Publised in the Financial Times 26 March 2010
by Josephine Cumbo
People who have bought insurance to protect their mortgage payments if they lose their job or are unable to work are facing steep rises in the cost of their cover.
Since January, a number of leading providers of mortgage payment protection insurance (MPPI), including Cardif Pinnacle, Assurant and Paymentshield have increased monthly premiums for customers – in some cases by more than 70 per cent.
MPPI is also known as accident, sickness and unemployment (ASU) insurance. It is a cheaper type of income protection that pays out for shorter periods of time – typically one to two years.
Cardif Pinnacle said that the price rise was a direct result of more people making claims on their insurance in 2009, as the recession hit and more people found themselves out of work.
Assurant has also raised its premiums for some customers, citing “exceptional” volumes of claims over the past 24 months. One policyholder, a former company director, complained to Assurant after his premiums rose from £82.50 to £143 per month – a 74 per cent increase.
This wave of increases comes just six months after the Financial Services Authority (FSA) intervened last year to force insurers to rebate millions of customers who had faced premiuim increases on their payment protection insurance policies in 2009.
The FSA was concerned that insurers had not been clear or fair enough about their right to increase premiums. Insurers were required to tighten their policy paperwork and small print before notifying customers of any further rate changes.
Consumer group Which? says that while consumers are receiving refunds, the regulator “must come down hard on any who continue to put the squeeze on their policyholders by hiking premiums.”
But the FSA has since clarified that the “onus was on the business to decide what is fair”.
“We are not specific about what is fair in terms of a change to premium but if a firm said they were getting increased claims that would be a valid reason for increasing premiums,” says an FSA spokesman. “If customers are not happy with the premium increase and think it unfair, they can cancel the policy.”
The Association of British Insurers (ABI) agrees with the FSA that insurers need to be able to show that any premium increases are “proportionate” to any increase in their claims costs. But policyholders who are unhappy with premium increases that have come into effect this year are advised not to cancel a policy too quickly, as they may find it hard to buy new like-for-like cover.
Some insurers have tightened terms recently, by increasing qualifying periods – the amount of time a person has to be off work before they can make a claim – from 30 to 60 days. Individuals whose health has worsened will also find it harder to obtain equivalent cover, as will those working in sectors that pose a greater risk of redundancy.
“In my view people working for Cadbury’s, airlines, the construction industry and financial services sector should stick with their existing policy,” says Bob Cook, of Best Income Protection (a trading style of Platinum Financial Consulting), the independent financial advisers.
“Better quality products may emerge at a more reasonable premium later in the year. If that coincides with the start of a recovery in the job market, that may be a much better time to review your options.”
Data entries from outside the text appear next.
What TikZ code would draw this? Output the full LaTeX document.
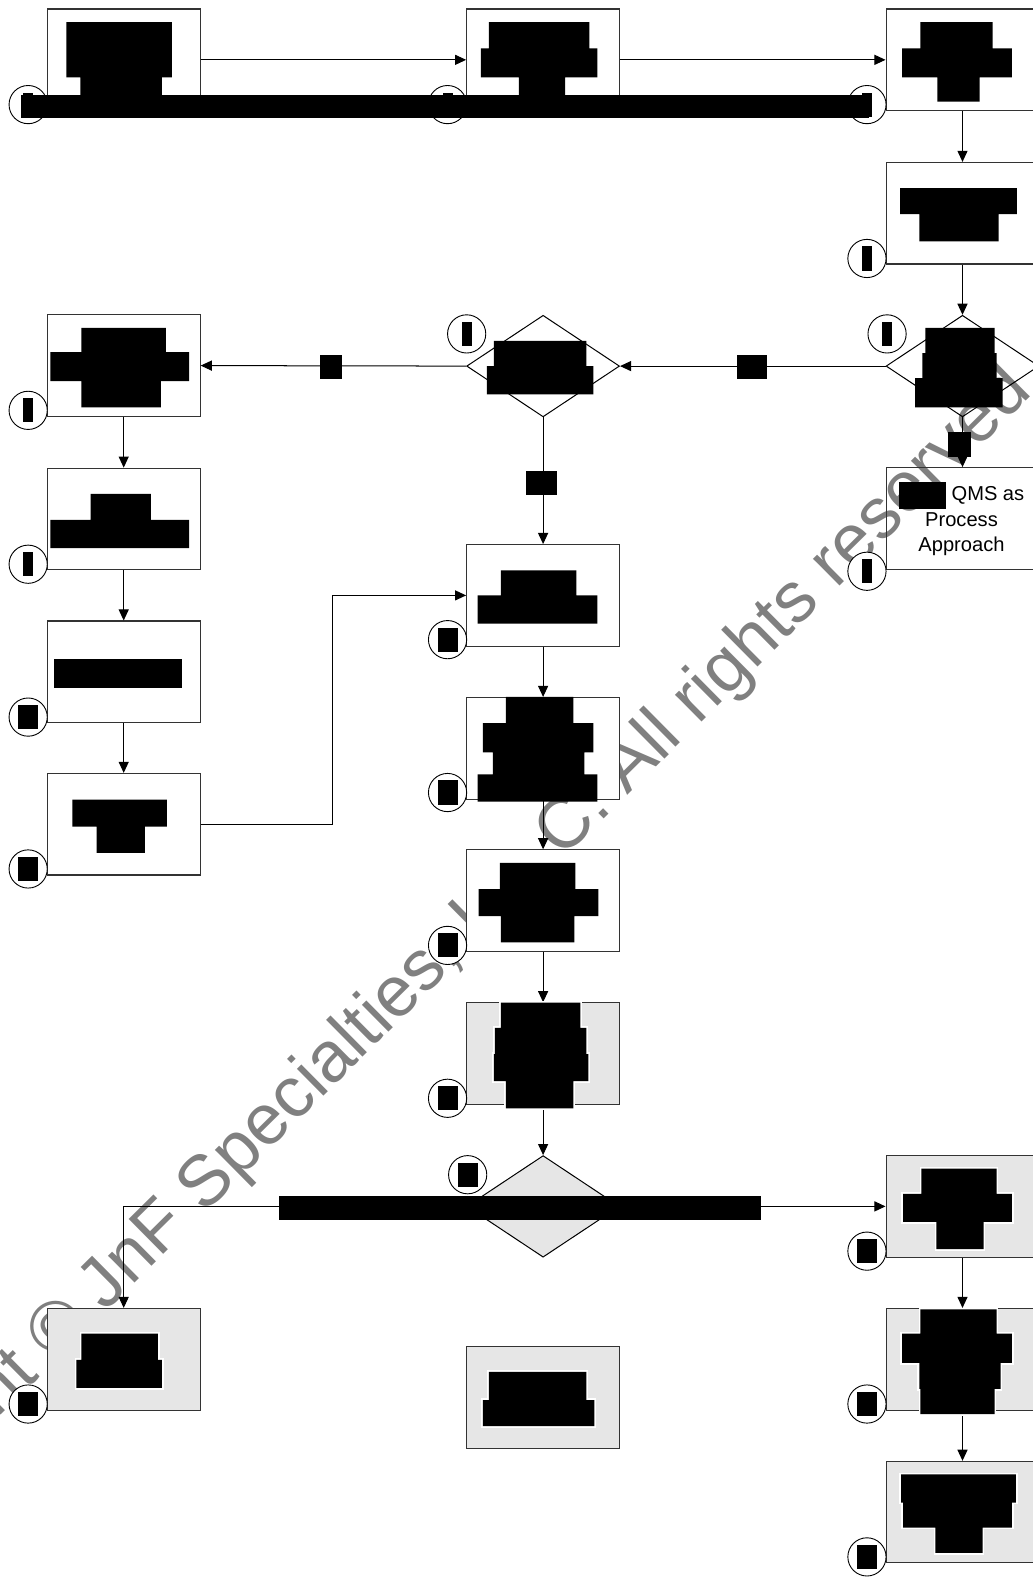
\documentclass[tikz,border=0pt]{standalone}
\usepackage{fontspec}
\setmainfont{Liberation Sans}
\usetikzlibrary{shapes.geometric,arrows.meta}
\definecolor{fillgray}{HTML}{E6E6E6}
\definecolor{wmgray}{HTML}{808080}
\pgfdeclarelayer{background}
\pgfsetlayers{background,main}
\newcommand\narrowmark{\rule{10pt}{24pt}}
\newcommand\widemark{\rule{20pt}{24pt}}
\begin{document}
\begin{tikzpicture}[x=1pt,y=-1pt,
  procbox/.style={draw=black!80,line width=1.1pt,fill=white,minimum width=152pt,minimum height=101pt,inner sep=0pt},
  graybox/.style={procbox,fill=fillgray},
  openbox/.style={procbox,fill=none},
  decbox/.style={diamond,draw=black,line width=1pt,minimum width=152pt,minimum height=101pt,inner sep=0pt},
  graydec/.style={decbox,fill=fillgray},
  conn/.style={draw=black,line width=1pt,-{Triangle[length=11pt,width=10pt]}},
  numcirc/.style={circle,draw=black,line width=0.9pt,fill=white,minimum size=38pt,inner sep=0pt},
  redact/.style={fill=black},
  halo/.style={draw=white,line width=3.5pt},
  lbl/.style={fill=black,inner sep=0pt,minimum height=24pt},
  qtext/.style={inner sep=0pt,anchor=base,font=\fontsize{20}{25}\selectfont}
]
\useasboundingbox (0,0) rectangle (1027,1568);
\clip (0,0) rectangle (1027,1568);

% watermark
\begin{pgfonlayer}{background}
\node[wmgray,rotate=44.7,anchor=base,inner sep=0pt,font=\fontsize{71}{77}\selectfont] (wm) at (426,987)
  {Copyright © JnF Specialties, L.L.C. All rights reserved};
\end{pgfonlayer}

% boxes
\node[procbox] (b1) at (123,59.5) {};
\node[procbox] (b2) at (540,59.5) {};
\node[procbox] (b3) at (957,59.5) {};
\node[procbox] (b4) at (957,212) {};
\node[decbox] (d1) at (957,364) {};
\node[decbox] (d2) at (540,364) {};
\node[openbox] (b5) at (957,515.5) {};
\node[procbox] (bA) at (123,363.5) {};
\node[procbox] (bB) at (123,516) {};
\node[procbox] (bC) at (123,668) {};
\node[procbox] (bD) at (123,819.5) {};
\node[procbox] (bE) at (540,592) {};
\node[procbox] (bF) at (540,744) {};
\node[procbox] (bG) at (540,895.5) {};
\node[graybox] (bH) at (540,1047.5) {};
\node[graydec] (d3) at (540,1199.5) {};
\node[graybox] (bI) at (123,1351.5) {};
\node[graybox] (bJ) at (957,1199.5) {};
\node[graybox] (bK) at (957,1351.5) {};
\node[graybox] (bL) at (957,1503.5) {};
\node[graybox] (bM) at (540,1389.5) {};

% text in QMS box
\node[qtext] (t1) at (956,498) {\rule[-8pt]{47pt}{27pt} QMS as};
\node[qtext] (t2) at (956,523) {Process};
\node[qtext] (t3) at (956,548) {Approach};

% connectors
\coordinate (bend1) at (331,819.5);
\draw[conn] (b1) -- (b2);
\draw[conn] (b2) -- (b3);
\draw[conn] (b3) -- (b4);
\draw[conn] (b4) -- (d1);
\draw[conn] (d1.west) -- (d2.east);
\draw[conn] (d2.west) -- (bA.east);
\draw[conn] (d2.south) -- (bE.north);
\draw[conn] (d1.south) -- (b5.north);
\draw[conn] (bA) -- (bB);
\draw[conn] (bB) -- (bC);
\draw[conn] (bC) -- (bD);
\draw[conn] (bD.east) -- (bend1) |- (bE.west);
\draw[conn] (bE) -- (bF);
\draw[conn] (bF) -- (bG);
\draw[conn] (bG) -- (bH);
\draw[conn] (bH) -- (d3);
\draw[conn] (d3.west) -| (bI.north);
\draw[conn] (d3.east) -- (bJ.west);
\draw[conn] (bJ) -- (bK);
\draw[conn] (bK) -- (bL);

% connector labels (redacted)
\node[lbl,minimum width=30pt] (l1) at (748,365) {};
\node[lbl,minimum width=22pt] (l2) at (329,365) {};
\node[lbl,minimum width=31pt] (l3) at (538.5,480) {};
\node[lbl,minimum width=22pt] (l4) at (954,442) {};

% numbered circles
\node[numcirc] (c1) at (28,104) {\narrowmark};
\node[numcirc] (c2) at (445,104) {\narrowmark};
\node[numcirc] (c3) at (862,104) {\narrowmark};
\node[numcirc] (c4) at (862,257) {\narrowmark};
\node[numcirc] (cd1) at (882,332) {\narrowmark};
\node[numcirc] (cd2) at (464,332) {\narrowmark};
\node[numcirc] (c5) at (862,568) {\narrowmark};
\node[numcirc] (cA) at (28,408) {\narrowmark};
\node[numcirc] (cB) at (28,561) {\narrowmark};
\node[numcirc] (cC) at (28,713) {\widemark};
\node[numcirc] (cD) at (28,864) {\widemark};
\node[numcirc] (cE) at (445,636) {\widemark};
\node[numcirc] (cF) at (445,788) {\widemark};
\node[numcirc] (cG) at (445,940) {\widemark};
\node[numcirc] (cH) at (445,1092) {\widemark};
\node[numcirc] (cd3) at (465,1168) {\widemark};
\node[numcirc] (cI) at (28,1396) {\widemark};
\node[numcirc] (cJ) at (862,1244) {\widemark};
\node[numcirc] (cK) at (862,1396) {\widemark};
\node[numcirc] (cL) at (862,1548) {\widemark};

% redacted texts
\fill[redact] (66,22) rectangle (171,77) (80,77) rectangle (161,100);
\fill[redact] (486,22) rectangle (586,48) (478,48) rectangle (594,77) (516,77) rectangle (562,100);
\fill[redact] (915,22) rectangle (987,48) (897,48) rectangle (1006,77) (932,77) rectangle (974,101);
\fill[redact] (21,94) rectangle (864,117);
\fill[redact] (895,187) rectangle (1011,213) (914,213) rectangle (993,240);
\fill[redact] (920,326) rectangle (989,351) (917,351) rectangle (991,376) (910,376) rectangle (997,405);
\fill[redact] (491,339) rectangle (583,364) (484,364) rectangle (590,392);
\fill[redact] (81,326) rectangle (165,350) (50,350) rectangle (188,379) (81,379) rectangle (160,405);
\fill[redact] (90,491) rectangle (150,517) (50,517) rectangle (188,545);
\fill[redact] (54,655) rectangle (181,684);
\fill[redact] (72,795) rectangle (166,822) (96,822) rectangle (144,848);
\fill[redact] (498,567) rectangle (573,592) (475,592) rectangle (594,620);
\fill[redact] (503,693) rectangle (570,719) (480,719) rectangle (590,748) (490,748) rectangle (581,770) (475,770) rectangle (594,797);
\fill[redact] (497,858) rectangle (572,884) (476,884) rectangle (595,911) (498,911) rectangle (571,937);
% redacted texts in grey boxes, with a white halo
\draw[halo] (498,997) rectangle (577,1022) (492,1022) rectangle (583,1048) (491,1048) rectangle (585,1075) (503,1075) rectangle (570,1102);
\draw[halo] (81,1326) rectangle (157,1352) (76,1352) rectangle (161,1380);
\draw[halo] (916,1162) rectangle (991,1187) (898,1187) rectangle (1006,1215) (931,1215) rectangle (978,1242);
\draw[halo] (915,1302) rectangle (991,1326) (897,1326) rectangle (1006,1355) (914,1355) rectangle (995,1381) (915,1381) rectangle (989,1406);
\draw[halo] (896,1466) rectangle (1010,1494) (898,1494) rectangle (1006,1519) (930,1519) rectangle (977,1544);
\draw[halo] (486,1364) rectangle (583,1392) (480,1392) rectangle (591,1418);
\fill[redact] (498,997) rectangle (577,1022) (492,1022) rectangle (583,1048) (491,1048) rectangle (585,1075) (503,1075) rectangle (570,1102);
\fill[redact] (81,1326) rectangle (157,1352) (76,1352) rectangle (161,1380);
\fill[redact] (916,1162) rectangle (991,1187) (898,1187) rectangle (1006,1215) (931,1215) rectangle (978,1242);
\fill[redact] (915,1302) rectangle (991,1326) (897,1326) rectangle (1006,1355) (914,1355) rectangle (995,1381) (915,1381) rectangle (989,1406);
\fill[redact] (896,1466) rectangle (1010,1494) (898,1494) rectangle (1006,1519) (930,1519) rectangle (977,1544);
\fill[redact] (486,1364) rectangle (583,1392) (480,1392) rectangle (591,1418);
\fill[redact] (277,1189) rectangle (757,1213);
\end{tikzpicture}
\end{document}
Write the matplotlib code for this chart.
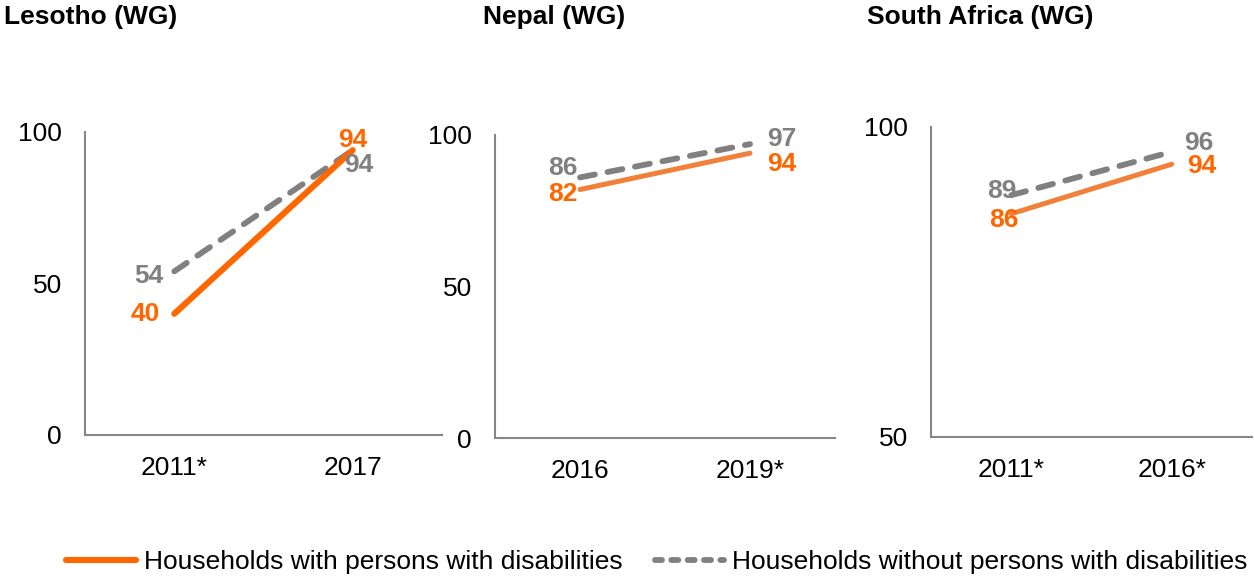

Insurers have until the end of June to refund premium increases made in 2009.
Clare Mullen, an air stewardess from Glasgow, was angered when her insurer, Assurant, tried to raise the premiums for her MPPI policy by 82 per cent last year – and thinks that any future rises would be “grossly unfair”.
The 51-year-old was paying £41 a month to cover £1,100 a month but was notified that her premiums were about to rise to £75 per month. “I couldn’t afford the increase, but I couldn’t afford not to have a safety net either,” she says. “So I reduced my cover to £650 a month but the premium still rose to £44.
“My insurer has not reinstated my cover to where I was before the premium rise, in spite of the FSA’s intervention, so I am paying more, but for half the cover – which isn’t fair or adequate,” she adds.
Ms Mullen says that any further increase would force her to give up her insurance. “I would find it hard to get a new policy because I am in a high risk sector, both for redundancy and accidents,” she explains. “I don’t think that it is fair of insurers to penalise existing customers like this, especially ones who have paid over many years in good faith.”